Source records
━━━━━━━━━━━━━━━━
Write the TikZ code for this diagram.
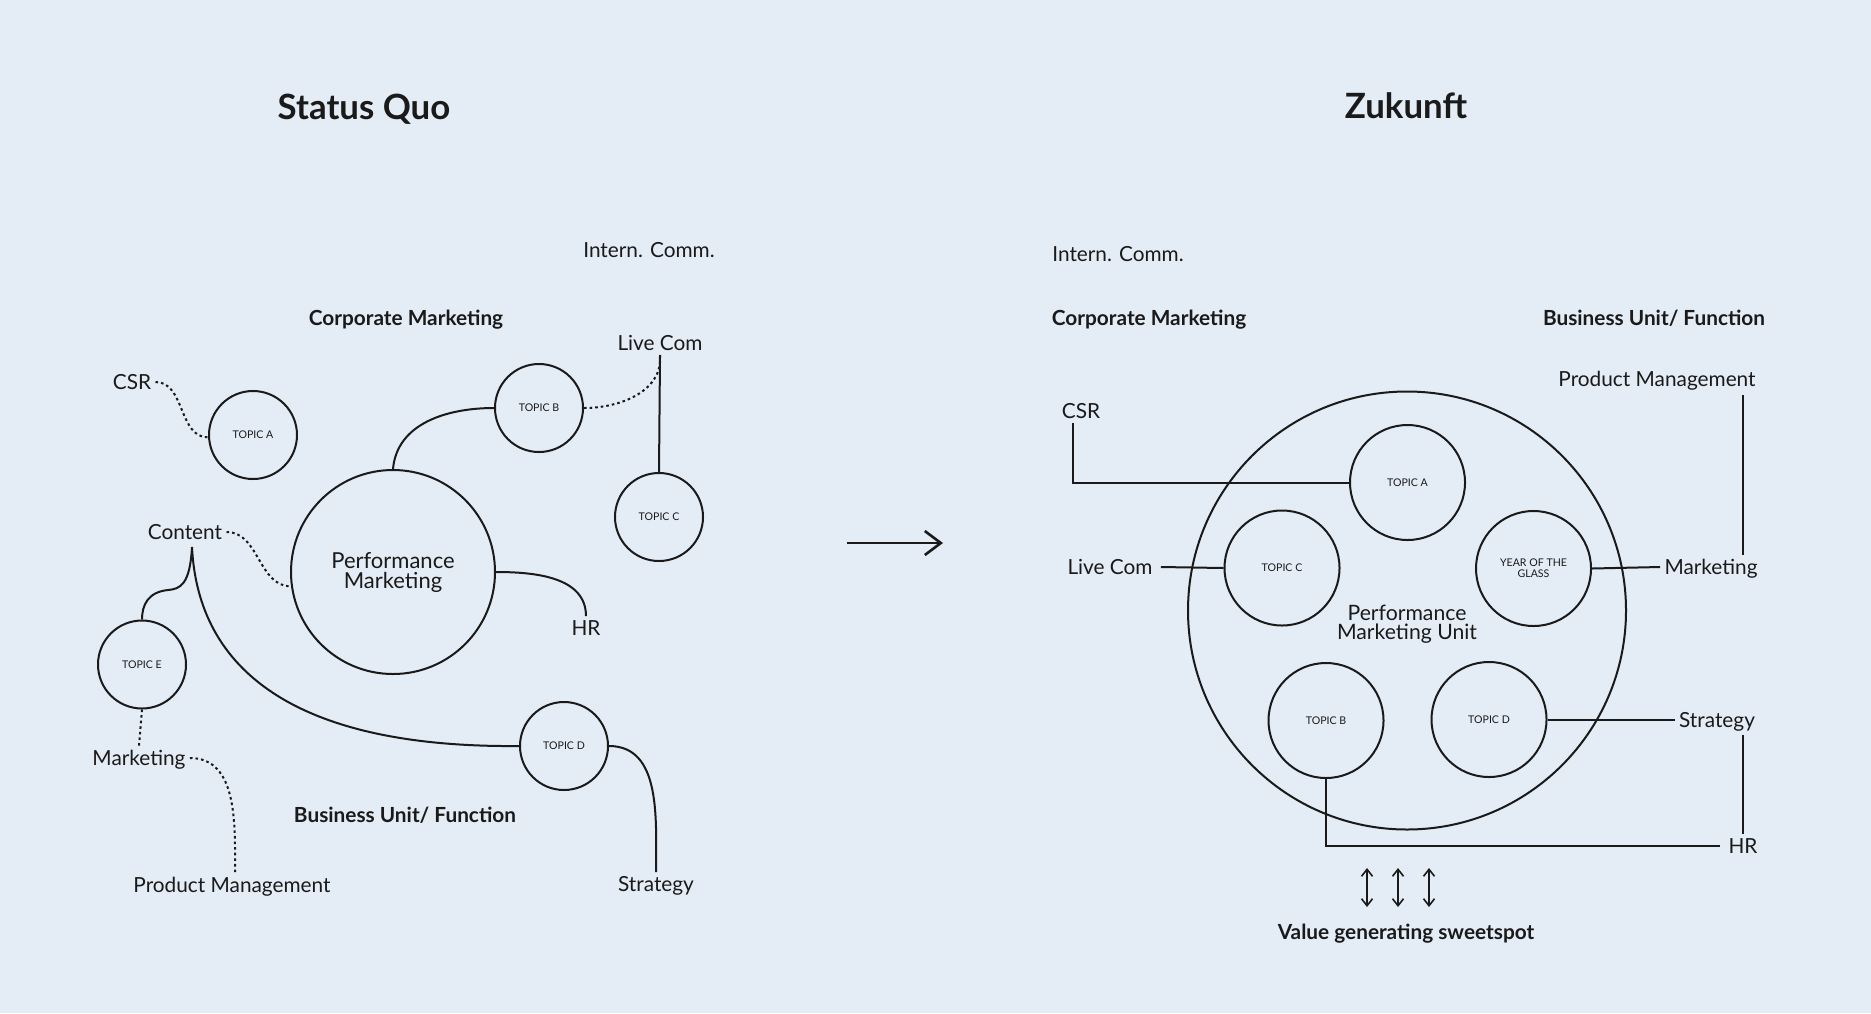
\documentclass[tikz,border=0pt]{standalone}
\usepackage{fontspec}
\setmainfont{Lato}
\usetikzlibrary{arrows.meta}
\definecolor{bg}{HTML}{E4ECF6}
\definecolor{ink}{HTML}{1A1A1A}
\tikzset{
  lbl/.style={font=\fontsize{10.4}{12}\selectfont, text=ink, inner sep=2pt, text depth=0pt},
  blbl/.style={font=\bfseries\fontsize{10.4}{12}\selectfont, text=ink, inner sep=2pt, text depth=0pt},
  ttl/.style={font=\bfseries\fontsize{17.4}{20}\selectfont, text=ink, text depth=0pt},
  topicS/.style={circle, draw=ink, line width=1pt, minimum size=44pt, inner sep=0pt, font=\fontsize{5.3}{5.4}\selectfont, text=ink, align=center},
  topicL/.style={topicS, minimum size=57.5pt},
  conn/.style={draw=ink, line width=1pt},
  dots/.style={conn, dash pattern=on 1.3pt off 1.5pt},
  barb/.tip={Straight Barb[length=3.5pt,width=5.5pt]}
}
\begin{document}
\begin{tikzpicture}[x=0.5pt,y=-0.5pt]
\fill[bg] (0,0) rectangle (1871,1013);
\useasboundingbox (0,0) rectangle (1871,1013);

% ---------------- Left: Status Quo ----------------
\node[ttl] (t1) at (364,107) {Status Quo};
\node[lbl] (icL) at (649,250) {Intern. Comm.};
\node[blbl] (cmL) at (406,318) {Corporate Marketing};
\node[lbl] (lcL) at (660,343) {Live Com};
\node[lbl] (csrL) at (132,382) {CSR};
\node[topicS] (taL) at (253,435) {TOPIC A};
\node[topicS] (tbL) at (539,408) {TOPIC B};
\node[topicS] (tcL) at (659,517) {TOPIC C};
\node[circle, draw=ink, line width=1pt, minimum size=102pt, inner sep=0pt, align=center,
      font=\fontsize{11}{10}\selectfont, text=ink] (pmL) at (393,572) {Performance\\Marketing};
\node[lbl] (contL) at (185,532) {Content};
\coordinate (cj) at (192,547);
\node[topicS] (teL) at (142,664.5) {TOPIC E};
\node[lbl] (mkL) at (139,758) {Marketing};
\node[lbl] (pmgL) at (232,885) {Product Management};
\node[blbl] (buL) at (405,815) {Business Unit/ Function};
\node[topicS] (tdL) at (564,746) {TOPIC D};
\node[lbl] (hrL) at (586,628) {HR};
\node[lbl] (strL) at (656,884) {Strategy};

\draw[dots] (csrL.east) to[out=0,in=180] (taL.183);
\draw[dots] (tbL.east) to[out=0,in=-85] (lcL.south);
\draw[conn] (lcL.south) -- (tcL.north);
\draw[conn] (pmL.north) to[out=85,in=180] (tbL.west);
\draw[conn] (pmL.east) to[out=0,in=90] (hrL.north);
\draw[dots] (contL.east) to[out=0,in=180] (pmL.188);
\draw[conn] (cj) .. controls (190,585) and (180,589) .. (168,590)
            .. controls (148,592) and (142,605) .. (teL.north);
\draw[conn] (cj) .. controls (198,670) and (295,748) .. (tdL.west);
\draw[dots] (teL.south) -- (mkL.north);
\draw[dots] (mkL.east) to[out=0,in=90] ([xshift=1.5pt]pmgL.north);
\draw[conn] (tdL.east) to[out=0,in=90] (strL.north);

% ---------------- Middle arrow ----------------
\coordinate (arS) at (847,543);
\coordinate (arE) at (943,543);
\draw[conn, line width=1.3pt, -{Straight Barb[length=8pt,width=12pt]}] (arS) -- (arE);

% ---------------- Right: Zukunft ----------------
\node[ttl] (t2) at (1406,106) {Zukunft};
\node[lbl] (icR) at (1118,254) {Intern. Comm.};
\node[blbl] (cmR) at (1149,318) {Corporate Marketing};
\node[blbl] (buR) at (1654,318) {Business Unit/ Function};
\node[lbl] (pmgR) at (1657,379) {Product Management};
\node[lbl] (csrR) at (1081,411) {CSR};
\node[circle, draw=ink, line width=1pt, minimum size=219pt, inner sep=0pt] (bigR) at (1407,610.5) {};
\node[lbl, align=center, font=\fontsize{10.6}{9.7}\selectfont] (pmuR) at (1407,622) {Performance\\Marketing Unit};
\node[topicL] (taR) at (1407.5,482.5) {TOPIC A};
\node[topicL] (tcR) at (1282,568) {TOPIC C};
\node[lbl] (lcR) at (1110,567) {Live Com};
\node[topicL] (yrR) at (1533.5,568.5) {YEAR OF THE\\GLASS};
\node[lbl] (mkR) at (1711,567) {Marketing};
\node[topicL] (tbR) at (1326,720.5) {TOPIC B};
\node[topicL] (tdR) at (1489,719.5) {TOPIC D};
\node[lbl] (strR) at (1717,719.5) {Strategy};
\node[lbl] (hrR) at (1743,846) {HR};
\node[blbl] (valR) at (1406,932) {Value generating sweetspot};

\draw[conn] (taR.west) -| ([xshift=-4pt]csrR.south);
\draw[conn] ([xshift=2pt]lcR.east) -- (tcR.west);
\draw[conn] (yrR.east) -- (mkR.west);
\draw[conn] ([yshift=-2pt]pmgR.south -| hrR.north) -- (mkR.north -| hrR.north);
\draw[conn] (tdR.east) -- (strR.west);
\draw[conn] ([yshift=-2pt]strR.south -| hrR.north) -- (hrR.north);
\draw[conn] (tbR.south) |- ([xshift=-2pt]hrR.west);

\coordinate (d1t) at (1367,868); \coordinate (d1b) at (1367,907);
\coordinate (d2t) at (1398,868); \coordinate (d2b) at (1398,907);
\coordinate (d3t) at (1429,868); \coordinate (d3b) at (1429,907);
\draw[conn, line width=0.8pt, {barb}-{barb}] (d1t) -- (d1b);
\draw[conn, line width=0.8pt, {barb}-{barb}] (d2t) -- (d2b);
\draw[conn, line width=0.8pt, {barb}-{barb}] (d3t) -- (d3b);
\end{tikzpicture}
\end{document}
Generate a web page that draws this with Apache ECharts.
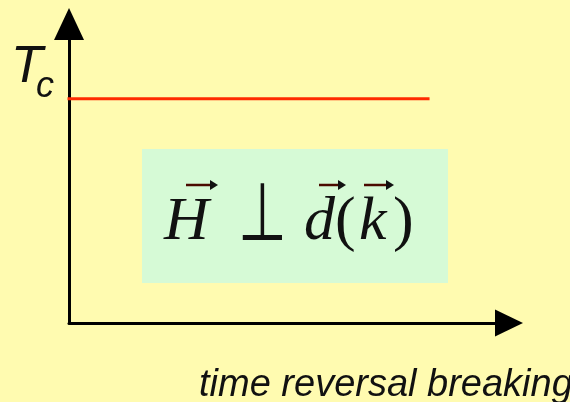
━━━━━━━━━━━━━━━━
__What to do__
Transcribe every line in the entries above, taking out only the images.

__Answer to the problem__
Write the TikZ code for this diagram.
\documentclass[tikz,border=0pt]{standalone}
\usepackage{fontspec}
\setmainfont{Lato}
\usetikzlibrary{arrows.meta}
\definecolor{bg}{HTML}{E4ECF6}
\definecolor{ink}{HTML}{1A1A1A}
\tikzset{
  lbl/.style={font=\fontsize{10.4}{12}\selectfont, text=ink, inner sep=2pt, text depth=0pt},
  blbl/.style={font=\bfseries\fontsize{10.4}{12}\selectfont, text=ink, inner sep=2pt, text depth=0pt},
  ttl/.style={font=\bfseries\fontsize{17.4}{20}\selectfont, text=ink, text depth=0pt},
  topicS/.style={circle, draw=ink, line width=1pt, minimum size=44pt, inner sep=0pt, font=\fontsize{5.3}{5.4}\selectfont, text=ink, align=center},
  topicL/.style={topicS, minimum size=57.5pt},
  conn/.style={draw=ink, line width=1pt},
  dots/.style={conn, dash pattern=on 1.3pt off 1.5pt},
  barb/.tip={Straight Barb[length=3.5pt,width=5.5pt]}
}
\begin{document}
\begin{tikzpicture}[x=0.5pt,y=-0.5pt]
\fill[bg] (0,0) rectangle (1871,1013);
\useasboundingbox (0,0) rectangle (1871,1013);

% ---------------- Left: Status Quo ----------------
\node[ttl] (t1) at (364,107) {Status Quo};
\node[lbl] (icL) at (649,250) {Intern. Comm.};
\node[blbl] (cmL) at (406,318) {Corporate Marketing};
\node[lbl] (lcL) at (660,343) {Live Com};
\node[lbl] (csrL) at (132,382) {CSR};
\node[topicS] (taL) at (253,435) {TOPIC A};
\node[topicS] (tbL) at (539,408) {TOPIC B};
\node[topicS] (tcL) at (659,517) {TOPIC C};
\node[circle, draw=ink, line width=1pt, minimum size=102pt, inner sep=0pt, align=center,
      font=\fontsize{11}{10}\selectfont, text=ink] (pmL) at (393,572) {Performance\\Marketing};
\node[lbl] (contL) at (185,532) {Content};
\coordinate (cj) at (192,547);
\node[topicS] (teL) at (142,664.5) {TOPIC E};
\node[lbl] (mkL) at (139,758) {Marketing};
\node[lbl] (pmgL) at (232,885) {Product Management};
\node[blbl] (buL) at (405,815) {Business Unit/ Function};
\node[topicS] (tdL) at (564,746) {TOPIC D};
\node[lbl] (hrL) at (586,628) {HR};
\node[lbl] (strL) at (656,884) {Strategy};

\draw[dots] (csrL.east) to[out=0,in=180] (taL.183);
\draw[dots] (tbL.east) to[out=0,in=-85] (lcL.south);
\draw[conn] (lcL.south) -- (tcL.north);
\draw[conn] (pmL.north) to[out=85,in=180] (tbL.west);
\draw[conn] (pmL.east) to[out=0,in=90] (hrL.north);
\draw[dots] (contL.east) to[out=0,in=180] (pmL.188);
\draw[conn] (cj) .. controls (190,585) and (180,589) .. (168,590)
            .. controls (148,592) and (142,605) .. (teL.north);
\draw[conn] (cj) .. controls (198,670) and (295,748) .. (tdL.west);
\draw[dots] (teL.south) -- (mkL.north);
\draw[dots] (mkL.east) to[out=0,in=90] ([xshift=1.5pt]pmgL.north);
\draw[conn] (tdL.east) to[out=0,in=90] (strL.north);

% ---------------- Middle arrow ----------------
\coordinate (arS) at (847,543);
\coordinate (arE) at (943,543);
\draw[conn, line width=1.3pt, -{Straight Barb[length=8pt,width=12pt]}] (arS) -- (arE);

% ---------------- Right: Zukunft ----------------
\node[ttl] (t2) at (1406,106) {Zukunft};
\node[lbl] (icR) at (1118,254) {Intern. Comm.};
\node[blbl] (cmR) at (1149,318) {Corporate Marketing};
\node[blbl] (buR) at (1654,318) {Business Unit/ Function};
\node[lbl] (pmgR) at (1657,379) {Product Management};
\node[lbl] (csrR) at (1081,411) {CSR};
\node[circle, draw=ink, line width=1pt, minimum size=219pt, inner sep=0pt] (bigR) at (1407,610.5) {};
\node[lbl, align=center, font=\fontsize{10.6}{9.7}\selectfont] (pmuR) at (1407,622) {Performance\\Marketing Unit};
\node[topicL] (taR) at (1407.5,482.5) {TOPIC A};
\node[topicL] (tcR) at (1282,568) {TOPIC C};
\node[lbl] (lcR) at (1110,567) {Live Com};
\node[topicL] (yrR) at (1533.5,568.5) {YEAR OF THE\\GLASS};
\node[lbl] (mkR) at (1711,567) {Marketing};
\node[topicL] (tbR) at (1326,720.5) {TOPIC B};
\node[topicL] (tdR) at (1489,719.5) {TOPIC D};
\node[lbl] (strR) at (1717,719.5) {Strategy};
\node[lbl] (hrR) at (1743,846) {HR};
\node[blbl] (valR) at (1406,932) {Value generating sweetspot};

\draw[conn] (taR.west) -| ([xshift=-4pt]csrR.south);
\draw[conn] ([xshift=2pt]lcR.east) -- (tcR.west);
\draw[conn] (yrR.east) -- (mkR.west);
\draw[conn] ([yshift=-2pt]pmgR.south -| hrR.north) -- (mkR.north -| hrR.north);
\draw[conn] (tdR.east) -- (strR.west);
\draw[conn] ([yshift=-2pt]strR.south -| hrR.north) -- (hrR.north);
\draw[conn] (tbR.south) |- ([xshift=-2pt]hrR.west);

\coordinate (d1t) at (1367,868); \coordinate (d1b) at (1367,907);
\coordinate (d2t) at (1398,868); \coordinate (d2b) at (1398,907);
\coordinate (d3t) at (1429,868); \coordinate (d3b) at (1429,907);
\draw[conn, line width=0.8pt, {barb}-{barb}] (d1t) -- (d1b);
\draw[conn, line width=0.8pt, {barb}-{barb}] (d2t) -- (d2b);
\draw[conn, line width=0.8pt, {barb}-{barb}] (d3t) -- (d3b);
\end{tikzpicture}
\end{document}
Generate a web page that draws this with Apache ECharts.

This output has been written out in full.